Ruling in favor of Show-Me Credit Union over car repossession reversed

By Sam Knef | Mar 7, 2018

An appeals court has found in favor of a man who claimed that a lender that provided him financing of two vehicles failed to give proper notice as required by the Uniform Commercial Code when it repossessed them and sought a deficiency judgment.

ST. LOUIS — The Missouri Court of Appeals Eastern District has found in favor of a man who claimed that a lender that provided him financing of two vehicles failed to give proper notice as required by the Uniform Commercial Code when it repossessed them and sought a deficiency judgment.

According to the Feb. 27 ruling, Show-Me Credit Union had taken action against Dustin Mosely when he stopped making payments for the cars it financed for him. Show-Me argued that it sent Mosely a right to cure letter containing statutory notices and that he voluntarily surrendered the cars. It also claimed that it later sent Mosely a statutory notice of intent to sell the two cars and that after selling them and applying payments and credits due to Mosely, $12,535.96 remained due on his account.

Show-Me’s legal action sought the amount due, as well as attorneys' fees, costs and expenses.

In a counter action filed at Audrain County Circuit Court, Mosely sought to pursue a class action alleging Show-Me did not obtain his written consent to repossess, failed to send notices that complied with UCC requirements and wrongfully charged interest.


Show-Me's motion to dismiss argued that Mosely failed to state a claim upon which relief could be granted and that it did comply with UCC requirements in the underlying action.

Audrain County Circuit Judge Linda Hamlett granted Show-Me's motion to dismiss.

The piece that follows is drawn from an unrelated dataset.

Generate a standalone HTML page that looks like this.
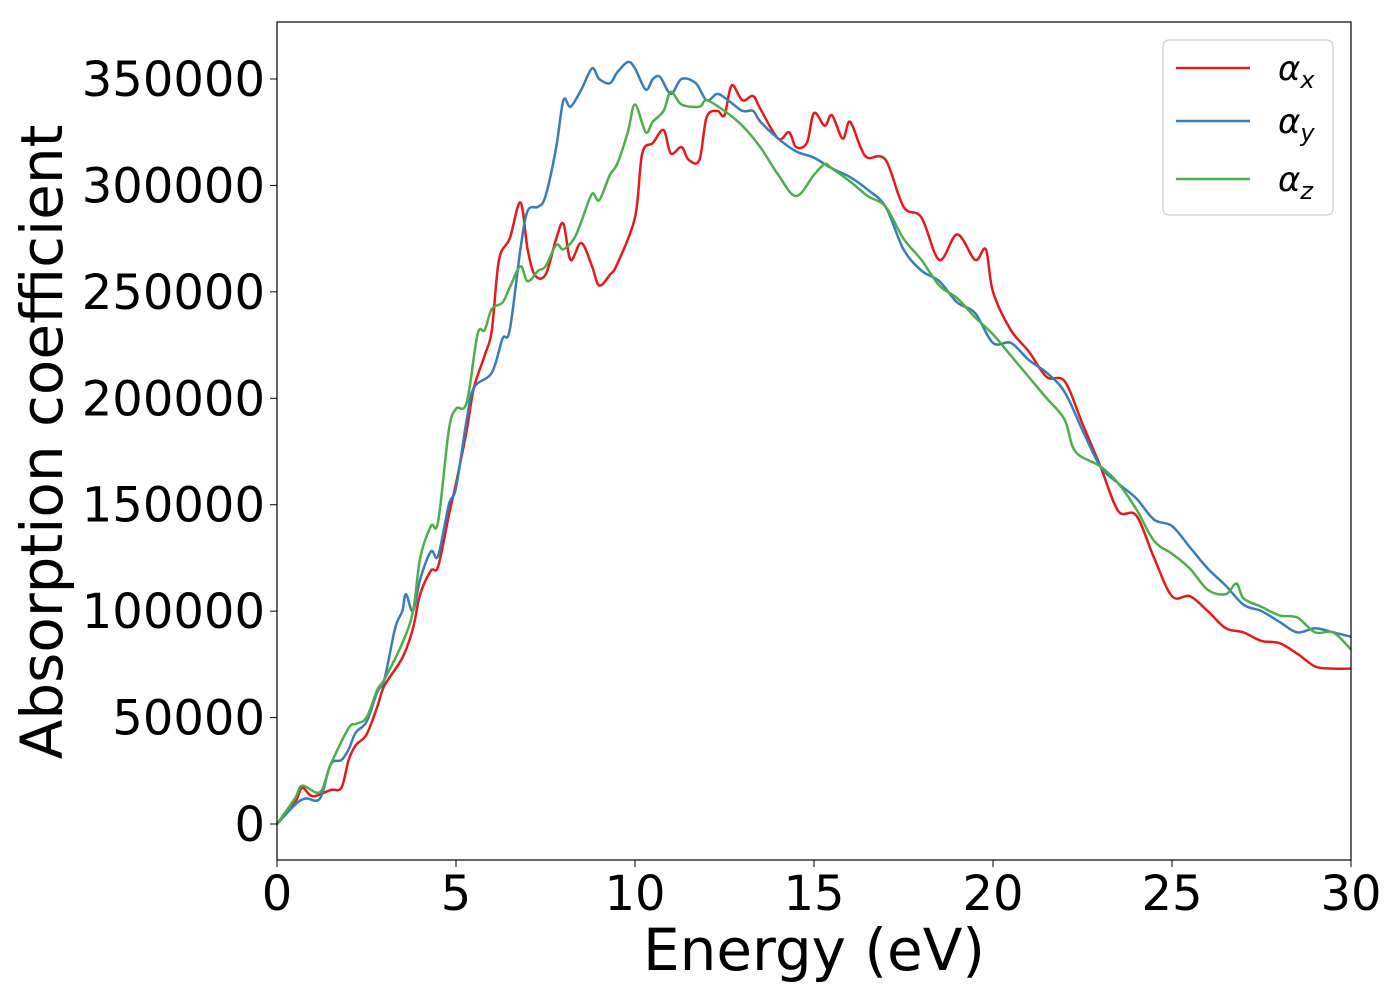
<!DOCTYPE html>
<html><head><meta charset="utf-8">
<style>
body{margin:0;background:#fff;}
svg text{font-family:"DejaVu Sans","Liberation Sans",sans-serif;fill:#000;}
</style></head>
<body>
<svg id="chart" width="1400" height="1000" xmlns="http://www.w3.org/2000/svg">
<rect width="1400" height="1000" fill="#fff"/>
<g id="series"></g>
<rect x="277" y="22" width="1074" height="838" fill="none" stroke="#000" stroke-width="1.2"/>
<g id="xticks"></g>
<g id="yticks"></g>
<text x="814" y="970" font-size="58" text-anchor="middle">Energy (eV)</text>
<text transform="translate(62,442) rotate(-90)" font-size="58" text-anchor="middle">Absorption coefficient</text>
<g>
<rect x="1163" y="40" width="170" height="175" rx="6" fill="#fff" stroke="#ccc" stroke-width="1.2"/>
<g><line x1="1176" y1="68" x2="1250" y2="68" stroke="#e41a1c" stroke-width="2.5"/><text x="1278" y="80" font-size="34" font-style="italic">α<tspan font-size="24" dy="8">x</tspan></text></g>
<g><line x1="1176" y1="121" x2="1250" y2="121" stroke="#377eb8" stroke-width="2.5"/><text x="1278" y="133" font-size="34" font-style="italic">α<tspan font-size="24" dy="8">y</tspan></text></g>
<g><line x1="1176" y1="179" x2="1250" y2="179" stroke="#4daf4a" stroke-width="2.5"/><text x="1278" y="191" font-size="34" font-style="italic">α<tspan font-size="24" dy="8">z</tspan></text></g>
</g>
</svg>
<script>
const xTicks=[0,5,10,15,20,25,30];
const yTicks=[0,50000,100000,150000,200000,250000,300000,350000];
const seriesNames=["alpha-x","alpha-y","alpha-z"];
const seriesColors=["#e41a1c","#377eb8","#4daf4a"];
const energyX=[0,0.5,0.7,1.0,1.5,1.8,2.0,2.2,2.5,2.8,3.0,3.5,3.8,4.0,4.3,4.5,4.8,5.0,5.3,5.5,5.8,6.0,6.2,6.5,6.8,7.0,7.2,7.5,7.8,8.0,8.2,8.5,8.8,9.0,9.3,9.5,10.0,10.2,10.5,10.8,11.0,11.3,11.5,11.8,12.0,12.3,12.5,12.7,13.0,13.3,13.5,14.0,14.3,14.5,14.8,15.0,15.3,15.5,15.8,16.0,16.3,16.5,17.0,17.5,18.0,18.5,19.0,19.5,19.8,20.0,20.5,21.0,21.5,22.0,22.5,23.0,23.5,24.0,24.5,25.0,25.5,26.0,26.5,27.0,27.5,28.0,28.5,29.0,29.5,30.0];
const alphaX=[0,10000,17000,13000,16000,17000,30000,37000,42000,55000,65000,78000,92000,108000,119000,121000,145000,160000,185000,205000,220000,232000,265000,275000,292000,270000,258000,258000,275000,282000,265000,273000,262000,253000,258000,263000,285000,315000,320000,326000,315000,318000,312000,312000,332000,335000,333000,347000,340000,342000,336000,322000,325000,318000,320000,334000,328000,333000,322000,330000,318000,313000,312000,290000,285000,265000,277000,265000,270000,250000,232000,222000,210000,208000,188000,168000,147000,145000,125000,107000,107000,100000,92000,90000,86000,85000,80000,74000,73000,73000];
const energyY=[0,0.5,0.8,1.2,1.5,1.8,2.0,2.2,2.5,2.8,3.0,3.3,3.5,3.6,3.8,4.0,4.3,4.5,4.8,5.0,5.3,5.5,6.0,6.3,6.5,6.8,7.0,7.3,7.5,7.8,8.0,8.2,8.5,8.8,9.0,9.3,9.5,9.8,10.0,10.3,10.5,10.7,11.0,11.3,11.7,12.0,12.3,12.6,13.0,13.3,13.5,14.0,14.5,15.0,15.5,16.0,16.5,17.0,17.5,18.0,18.5,19.0,19.5,20.0,20.5,21.0,21.5,22.0,22.5,23.0,23.5,24.0,24.5,25.0,25.5,26.0,26.5,27.0,27.5,28.0,28.5,29.0,29.5,30.0];
const alphaY=[0,9000,12000,12000,28000,30000,35000,43000,48000,62000,68000,92000,100000,108000,100000,115000,128000,126000,150000,158000,190000,205000,212000,228000,232000,270000,288000,290000,295000,318000,340000,337000,345000,355000,350000,348000,353000,358000,355000,345000,350000,351000,343000,350000,348000,340000,343000,340000,335000,335000,330000,322000,316000,313000,308000,304000,298000,290000,270000,260000,255000,245000,240000,226000,226000,218000,212000,203000,185000,168000,160000,153000,143000,140000,130000,120000,112000,103000,100000,95000,90000,92000,90000,88000];
const energyZ=[0,0.5,0.7,1.2,1.5,2.0,2.2,2.5,2.8,3.0,3.5,3.8,4.0,4.3,4.5,4.8,5.0,5.3,5.6,5.8,6.0,6.3,6.5,6.8,7.0,7.3,7.5,7.8,8.0,8.3,8.5,8.8,9.0,9.3,9.5,9.8,10.0,10.3,10.5,10.8,11.0,11.3,11.8,12.0,12.5,13.0,13.5,14.0,14.5,15.0,15.3,15.5,16.0,16.5,17.0,17.5,18.0,18.5,19.0,19.5,20.0,20.5,21.0,21.5,22.0,22.3,23.0,23.5,24.0,24.5,25.0,25.5,26.0,26.5,26.8,27.0,27.5,28.0,28.5,29.0,29.5,30.0];
const alphaZ=[0,12000,18000,15000,28000,45000,47000,50000,63000,68000,85000,100000,125000,140000,142000,185000,195000,198000,230000,232000,242000,245000,252000,262000,255000,260000,262000,272000,270000,275000,283000,296000,293000,305000,310000,325000,338000,325000,330000,335000,344000,338000,337000,340000,335000,328000,318000,305000,295000,305000,310000,308000,302000,295000,290000,275000,265000,253000,247000,238000,230000,220000,210000,200000,190000,175000,168000,160000,148000,133000,127000,120000,110000,108000,113000,106000,102000,98000,97000,90000,90000,82000];

const X0=277,X1=1351,Y0=824,Y350=79;
function sx(v){return X0+(v-0)/(30-0)*(X1-X0);}
function sy(v){return Y0-(v/350000)*(Y0-Y350);}
const NS="http://www.w3.org/2000/svg";
const xg=document.getElementById('xticks'),yg=document.getElementById('yticks'),sg=document.getElementById('series');
xTicks.forEach(t=>{
  const l=document.createElementNS(NS,'line');
  l.setAttribute('x1',sx(t));l.setAttribute('x2',sx(t));l.setAttribute('y1',860);l.setAttribute('y2',867);l.setAttribute('stroke','#000');
  
  
  xg.appendChild(l);
  const tx=document.createElementNS(NS,'text');
  tx.setAttribute('x',sx(t));tx.setAttribute('y',910);tx.setAttribute('font-size','48');tx.setAttribute('text-anchor','middle');
  tx.textContent=t;
  
  
  xg.appendChild(tx);
});
yTicks.forEach(t=>{
  const l=document.createElementNS(NS,'line');
  l.setAttribute('x1',270);l.setAttribute('x2',277);l.setAttribute('y1',sy(t));l.setAttribute('y2',sy(t));l.setAttribute('stroke','#000');
  
  
  yg.appendChild(l);
  const tx=document.createElementNS(NS,'text');
  tx.setAttribute('x',265);tx.setAttribute('y',sy(t)+17);tx.setAttribute('font-size','48');tx.setAttribute('text-anchor','end');
  tx.textContent=t;
  
  
  yg.appendChild(tx);
});
const allX=[energyX,energyY,energyZ],allV=[alphaX,alphaY,alphaZ];
allV.forEach((vals,i)=>{
  const xs=allX[i];
  const pts=vals.map((v,j)=>[sx(xs[j]),sy(v)]);
  let d='M'+pts[0][0].toFixed(1)+','+pts[0][1].toFixed(1);
  for(let j=0;j<pts.length-1;j++){
    const p0=pts[j-1]||pts[j],p1=pts[j],p2=pts[j+1],p3=pts[j+2]||p2;
    const c1=[p1[0]+(p2[0]-p0[0])/6,p1[1]+(p2[1]-p0[1])/6];
    const c2=[p2[0]-(p3[0]-p1[0])/6,p2[1]-(p3[1]-p1[1])/6];
    d+=' C'+c1[0].toFixed(1)+','+c1[1].toFixed(1)+' '+c2[0].toFixed(1)+','+c2[1].toFixed(1)+' '+p2[0].toFixed(1)+','+p2[1].toFixed(1);
  }
  const p=document.createElementNS(NS,'path');
  p.setAttribute('d',d);p.setAttribute('fill','none');p.setAttribute('stroke',seriesColors[i]);p.setAttribute('stroke-width','2.5');
  
  
  sg.appendChild(p);
});
</script>
</body></html>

The appeals court panel -- Judges Gary Gaertner, Robert Clayton III and Angela Quigless -- noted that a failure to specify the type of sale in a presale notice to a debtor, public or private, leaves the debtor without an adequate ability to protect his or her interests.

"Thus, a failure to specify the type of sale, either public or private, at which the creditor would dispose of collateral violates the notice requirements" in statute, wrote Gaertner for the panel. "Mosely properly pleaded such a failure by SMCU, thus the trial court erred in determining that SMCU's notice was sufficient.

"Because Mosely properly pled SMCU's presale notice violated the UCC, the trial court erred in dismissing his counterclaim and granting judgment in favor of SMCU."

The panel remanded the case to Audrain County for further proceedings.